Anthropologists analyze the gradual evolution of language, behavior, and culture. These individuals are charged with preserving the history of mankind, and typical job duties include excavating artifacts and copious amounts of research. Individuals in this profession fall into three categories: linguistic anthropologists, cultural anthropologists, and biological anthropologists. No matter which field an anthropologist chooses, a graduate degree will be required.
Five Steps to Becoming an Historic Preservationist
Step 1: Study for a Bachelor's Degree
Students interested in historic preservation can first study for a bachelor's degree in urban and regional planning or architectural history. This major discusses not only the future of urban planning but also how historical architecture can be incorporated into these urban and regional centers. Courses on urban history, society and politics help students to understand how influences both inside and outside of government can affect the dynamics of historic preservation in an urban setting. Advanced courses include studies in community and the environment, ethics and the history of historical preservation movements.
Step 2: Study for a Master's Degree in Historic Preservation
A master's degree program in historic preservation teaches students how to analyze and document historical landmarks and buildings. Students may engage in practical preservation projects. Courses cover topics such as American architecture history, neighborhood conservation and legal and economic preservation issues. Students may complete a final thesis report that may be focused on a topic such as bridges, businesses, churches or residences.
Step 3: Study for an Historic Preservation Certificate
Students studying for a master's degree in another field may also study for a certificate in historic preservation.

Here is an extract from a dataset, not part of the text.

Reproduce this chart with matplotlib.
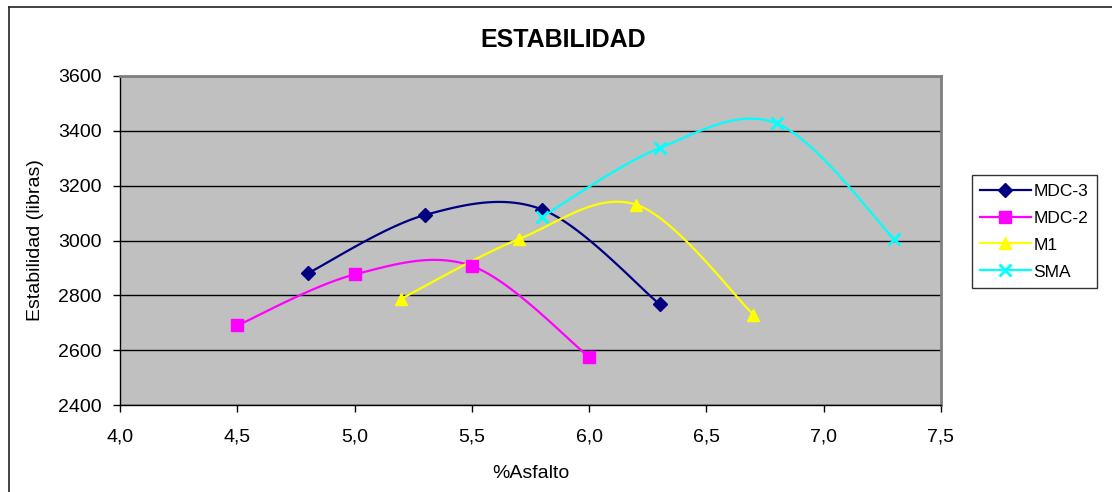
import numpy as np
import matplotlib
matplotlib.use("Agg")
import matplotlib.pyplot as plt
from matplotlib.lines import Line2D
from matplotlib.ticker import FuncFormatter, MultipleLocator

plt.rcParams['font.family'] = ['Liberation Sans', 'DejaVu Sans']

# Asphalt content (%) and Marshall stability (lb) for each mix
mdc3_x = [4.8, 5.3, 5.8, 6.3]
mdc3_y = [2880, 3093, 3113, 2768]
mdc2_x = [4.5, 5.0, 5.5, 6.0]
mdc2_y = [2690, 2876, 2907, 2575]
m1_x = [5.2, 5.7, 6.2, 6.7]
m1_y = [2788, 3005, 3131, 2730]
sma_x = [5.8, 6.3, 6.8, 7.3]
sma_y = [3087, 3337, 3427, 3006]

series_names = ["MDC-3", "MDC-2", "M1", "SMA"]
series_colors = ["#000080", "#FF00FF", "#FFFF00", "#00FFFF"]
series_markers = ["D", "s", "^", "x"]
series_msizes = [7, 9, 9, 9]


def smooth(xs, ys, n=40):
    """Cubic Bezier smoothing through the points (spreadsheet-style)."""
    p = np.column_stack([xs, ys]).astype(float)
    ext = np.vstack([p[0], p, p[-1]])
    t = np.linspace(0, 1, n)[:, None]
    out = []
    for i in range(len(p) - 1):
        p0, p1, p2, p3 = ext[i], ext[i + 1], ext[i + 2], ext[i + 3]
        c1 = p1 + (p2 - p0) / 6.0
        c2 = p2 - (p3 - p1) / 6.0
        seg = ((1 - t) ** 3) * p1 + 3 * ((1 - t) ** 2) * t * c1 \
            + 3 * (1 - t) * t ** 2 * c2 + t ** 3 * p2
        out.append(seg if i == 0 else seg[1:])
    pts = np.vstack(out)
    return pts[:, 0], pts[:, 1]


W, H = 1112, 492
fig = plt.figure(figsize=(W / 100, H / 100), dpi=100)
fig.patch.set_facecolor("white")

# outer chart frame
fig.add_artist(Line2D([9 / W, 9 / W], [0, 1 - 6.5 / H], transform=fig.transFigure,
                      color="#222222", lw=1.2))
fig.add_artist(Line2D([9 / W, 1], [1 - 6.5 / H, 1 - 6.5 / H], transform=fig.transFigure,
                      color="#222222", lw=1.2))

ax = fig.add_axes([120 / W, 1 - 405 / H, (941 - 120) / W, (405 - 76) / H])
ax.set_facecolor("#C0C0C0")

ax.set_xlim(4.0, 7.5)
ax.set_ylim(2400, 3600)
ax.xaxis.set_major_locator(MultipleLocator(0.5))
ax.yaxis.set_major_locator(MultipleLocator(200))
ax.xaxis.set_major_formatter(FuncFormatter(lambda v, _: f"{v:.1f}".replace(".", ",")))
ax.yaxis.set_major_formatter(FuncFormatter(lambda v, _: f"{int(v)}"))

ax.grid(axis="y", color="black", lw=1)
ax.set_axisbelow(True)

for spine in ["top", "right"]:
    ax.spines[spine].set_color("#808080")
    ax.spines[spine].set_linewidth(2)
for spine in ["left", "bottom"]:
    ax.spines[spine].set_color("black")
    ax.spines[spine].set_linewidth(1)

ax.tick_params(axis="both", direction="out", length=5, width=1, color="black",
               labelsize=14)
ax.tick_params(axis="y", pad=8)
ax.tick_params(axis="x", pad=12)

data = [(mdc3_x, mdc3_y), (mdc2_x, mdc2_y), (m1_x, m1_y), (sma_x, sma_y)]
handles = []
for (xs, ys), name, col, mk, ms in zip(data, series_names, series_colors,
                                       series_markers, series_msizes):
    sx, sy = smooth(xs, ys)
    ax.plot(sx, sy, color=col, lw=1.6, zorder=3)
    mew = 2 if mk == "x" else 1
    ax.plot(xs, ys, linestyle="none", marker=mk, markersize=ms, color=col,
            markeredgecolor=col, markeredgewidth=mew, zorder=4)
    handles.append(Line2D([], [], color=col, lw=1.6, marker=mk, markersize=ms,
                          markeredgecolor=col, markeredgewidth=mew, label=name))

ax.set_xlabel("%Asfalto", fontsize=14, labelpad=14)
ax.set_ylabel("Estabilidad (libras)", fontsize=14, labelpad=10)
fig.text(563 / W, 1 - 40 / H, "ESTABILIDAD", ha="center", va="center",
         fontsize=18, fontweight="bold")

leg = fig.legend(handles=handles, loc="center left",
                 bbox_to_anchor=(971.5 / W, 1 - 231.5 / H), fontsize=12.5,
                 frameon=True, fancybox=False, handlelength=2.9,
                 handletextpad=0.15, labelspacing=0.68, borderpad=0.5,
                 borderaxespad=0)
leg.get_frame().set_edgecolor("black")
leg.get_frame().set_linewidth(1)

fig.savefig("out.png", dpi=100, facecolor="white")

The certificate program is intended to enhance the knowledge of those studying for a professional degree, or for others who are looking for a career change. Courses focus on law and advocacy, American architecture through the centuries and the science and technology of historic preservation.
Step 4: Find Employment in the Field
Most graduates looking to secure a position as a historic preservationist should first look toward the public sector. According to the U.S. Bureau of Labor Statistics (BLS), the industry with the highest concentration of urban and regional planning jobs is local government. However, a number of private companies in the architectural field and scientific and technical consulting companies also hire urban planners with knowledge of historic preservation (www.bls.gov).
Step 5: Join a Professional Organization
Organizations such as the American Institute of Certified Planners (AICP) offer certification choices, which can increase professional credibility. Any certification must first be preceded by membership in the organization. Membership requires proof of relevant education and employment. Certification exams are given at various locations twice a year.
Employment Outlook and Salary Information
According to the U.S. Bureau of Labor Statistics (BLS) in 2015, historians, who may help preserve historic sites, earned an annual median salary of $55,800; urban and regional planners earned $68,220, and anthropologists and archaeologists brought home $61,220, that same year. Predicted employment growth from 2014-2024 was 2% for historians, 6% for urban and regional planners, and 4% for anthropologists and archaeologists, per the BLS.
The field of historical preservation has something for the people who like theory: work as a historian or an anthropologist studying buildings, landmarks and artifacts. If you prefer a more active role, consider work as an urban or regional planner, helping to preserve the old while building the new. Whatever your preference, a master's degree unlocks the door to jobs in this sector.